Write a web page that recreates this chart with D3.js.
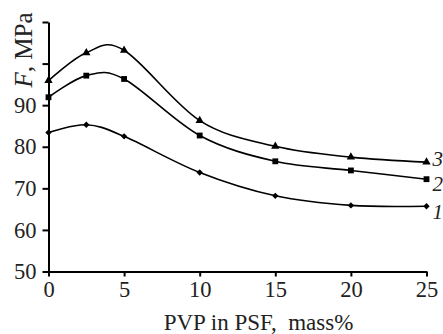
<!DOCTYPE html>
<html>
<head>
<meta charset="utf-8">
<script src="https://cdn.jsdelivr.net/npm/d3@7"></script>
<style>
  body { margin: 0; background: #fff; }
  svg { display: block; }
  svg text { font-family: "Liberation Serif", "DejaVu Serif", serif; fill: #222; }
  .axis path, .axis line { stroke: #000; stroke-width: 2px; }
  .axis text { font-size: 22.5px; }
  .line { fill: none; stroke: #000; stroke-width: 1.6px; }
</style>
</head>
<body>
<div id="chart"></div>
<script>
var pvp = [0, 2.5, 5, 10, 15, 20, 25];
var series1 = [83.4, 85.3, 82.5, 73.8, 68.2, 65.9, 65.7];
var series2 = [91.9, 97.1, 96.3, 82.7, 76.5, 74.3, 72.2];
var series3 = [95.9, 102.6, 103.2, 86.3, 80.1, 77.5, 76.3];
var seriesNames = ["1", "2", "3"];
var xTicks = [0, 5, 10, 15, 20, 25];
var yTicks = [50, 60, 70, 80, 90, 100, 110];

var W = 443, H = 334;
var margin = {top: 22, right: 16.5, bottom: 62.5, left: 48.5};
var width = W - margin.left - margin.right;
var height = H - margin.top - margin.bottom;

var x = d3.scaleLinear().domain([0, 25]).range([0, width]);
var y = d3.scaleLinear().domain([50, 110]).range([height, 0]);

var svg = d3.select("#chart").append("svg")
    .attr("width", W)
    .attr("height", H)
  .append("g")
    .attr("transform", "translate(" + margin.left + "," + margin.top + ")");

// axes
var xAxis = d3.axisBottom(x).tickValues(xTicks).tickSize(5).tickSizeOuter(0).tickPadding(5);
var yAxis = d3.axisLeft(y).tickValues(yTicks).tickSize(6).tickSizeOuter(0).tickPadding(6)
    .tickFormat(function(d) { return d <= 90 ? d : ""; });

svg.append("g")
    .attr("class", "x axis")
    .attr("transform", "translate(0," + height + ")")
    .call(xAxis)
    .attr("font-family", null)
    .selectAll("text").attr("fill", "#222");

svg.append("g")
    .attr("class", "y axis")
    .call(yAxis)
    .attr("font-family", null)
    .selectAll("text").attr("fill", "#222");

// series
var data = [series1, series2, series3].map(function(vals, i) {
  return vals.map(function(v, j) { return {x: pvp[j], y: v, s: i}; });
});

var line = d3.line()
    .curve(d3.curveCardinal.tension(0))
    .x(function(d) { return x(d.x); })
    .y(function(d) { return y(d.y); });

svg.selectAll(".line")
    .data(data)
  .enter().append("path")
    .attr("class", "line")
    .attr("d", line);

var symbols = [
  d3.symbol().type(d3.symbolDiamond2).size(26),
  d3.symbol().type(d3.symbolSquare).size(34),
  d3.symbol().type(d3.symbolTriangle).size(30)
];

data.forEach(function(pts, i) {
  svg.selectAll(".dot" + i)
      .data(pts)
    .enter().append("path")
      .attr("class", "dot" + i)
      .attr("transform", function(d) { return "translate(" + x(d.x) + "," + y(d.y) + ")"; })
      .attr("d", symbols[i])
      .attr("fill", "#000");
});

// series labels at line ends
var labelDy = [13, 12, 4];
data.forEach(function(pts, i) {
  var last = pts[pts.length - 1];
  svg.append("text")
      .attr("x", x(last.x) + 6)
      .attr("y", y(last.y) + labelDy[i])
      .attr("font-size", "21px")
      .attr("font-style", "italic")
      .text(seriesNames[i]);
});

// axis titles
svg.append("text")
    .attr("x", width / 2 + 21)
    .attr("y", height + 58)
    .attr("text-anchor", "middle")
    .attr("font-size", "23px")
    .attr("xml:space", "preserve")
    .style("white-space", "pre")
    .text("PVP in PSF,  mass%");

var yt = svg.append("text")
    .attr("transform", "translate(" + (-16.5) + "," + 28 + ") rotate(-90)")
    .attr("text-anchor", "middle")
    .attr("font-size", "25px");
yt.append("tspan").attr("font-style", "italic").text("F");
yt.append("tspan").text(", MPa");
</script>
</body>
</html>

*Required work*
Set down all the data again exactly as above, pictures excluded.

*Solution*
Write a web page that recreates this chart with D3.js.
<!DOCTYPE html>
<html>
<head>
<meta charset="utf-8">
<script src="https://cdn.jsdelivr.net/npm/d3@7"></script>
<style>
  body { margin: 0; background: #fff; }
  svg { display: block; }
  svg text { font-family: "Liberation Serif", "DejaVu Serif", serif; fill: #222; }
  .axis path, .axis line { stroke: #000; stroke-width: 2px; }
  .axis text { font-size: 22.5px; }
  .line { fill: none; stroke: #000; stroke-width: 1.6px; }
</style>
</head>
<body>
<div id="chart"></div>
<script>
var pvp = [0, 2.5, 5, 10, 15, 20, 25];
var series1 = [83.4, 85.3, 82.5, 73.8, 68.2, 65.9, 65.7];
var series2 = [91.9, 97.1, 96.3, 82.7, 76.5, 74.3, 72.2];
var series3 = [95.9, 102.6, 103.2, 86.3, 80.1, 77.5, 76.3];
var seriesNames = ["1", "2", "3"];
var xTicks = [0, 5, 10, 15, 20, 25];
var yTicks = [50, 60, 70, 80, 90, 100, 110];

var W = 443, H = 334;
var margin = {top: 22, right: 16.5, bottom: 62.5, left: 48.5};
var width = W - margin.left - margin.right;
var height = H - margin.top - margin.bottom;

var x = d3.scaleLinear().domain([0, 25]).range([0, width]);
var y = d3.scaleLinear().domain([50, 110]).range([height, 0]);

var svg = d3.select("#chart").append("svg")
    .attr("width", W)
    .attr("height", H)
  .append("g")
    .attr("transform", "translate(" + margin.left + "," + margin.top + ")");

// axes
var xAxis = d3.axisBottom(x).tickValues(xTicks).tickSize(5).tickSizeOuter(0).tickPadding(5);
var yAxis = d3.axisLeft(y).tickValues(yTicks).tickSize(6).tickSizeOuter(0).tickPadding(6)
    .tickFormat(function(d) { return d <= 90 ? d : ""; });

svg.append("g")
    .attr("class", "x axis")
    .attr("transform", "translate(0," + height + ")")
    .call(xAxis)
    .attr("font-family", null)
    .selectAll("text").attr("fill", "#222");

svg.append("g")
    .attr("class", "y axis")
    .call(yAxis)
    .attr("font-family", null)
    .selectAll("text").attr("fill", "#222");

// series
var data = [series1, series2, series3].map(function(vals, i) {
  return vals.map(function(v, j) { return {x: pvp[j], y: v, s: i}; });
});

var line = d3.line()
    .curve(d3.curveCardinal.tension(0))
    .x(function(d) { return x(d.x); })
    .y(function(d) { return y(d.y); });

svg.selectAll(".line")
    .data(data)
  .enter().append("path")
    .attr("class", "line")
    .attr("d", line);

var symbols = [
  d3.symbol().type(d3.symbolDiamond2).size(26),
  d3.symbol().type(d3.symbolSquare).size(34),
  d3.symbol().type(d3.symbolTriangle).size(30)
];

data.forEach(function(pts, i) {
  svg.selectAll(".dot" + i)
      .data(pts)
    .enter().append("path")
      .attr("class", "dot" + i)
      .attr("transform", function(d) { return "translate(" + x(d.x) + "," + y(d.y) + ")"; })
      .attr("d", symbols[i])
      .attr("fill", "#000");
});

// series labels at line ends
var labelDy = [13, 12, 4];
data.forEach(function(pts, i) {
  var last = pts[pts.length - 1];
  svg.append("text")
      .attr("x", x(last.x) + 6)
      .attr("y", y(last.y) + labelDy[i])
      .attr("font-size", "21px")
      .attr("font-style", "italic")
      .text(seriesNames[i]);
});

// axis titles
svg.append("text")
    .attr("x", width / 2 + 21)
    .attr("y", height + 58)
    .attr("text-anchor", "middle")
    .attr("font-size", "23px")
    .attr("xml:space", "preserve")
    .style("white-space", "pre")
    .text("PVP in PSF,  mass%");

var yt = svg.append("text")
    .attr("transform", "translate(" + (-16.5) + "," + 28 + ") rotate(-90)")
    .attr("text-anchor", "middle")
    .attr("font-size", "25px");
yt.append("tspan").attr("font-style", "italic").text("F");
yt.append("tspan").text(", MPa");
</script>
</body>
</html>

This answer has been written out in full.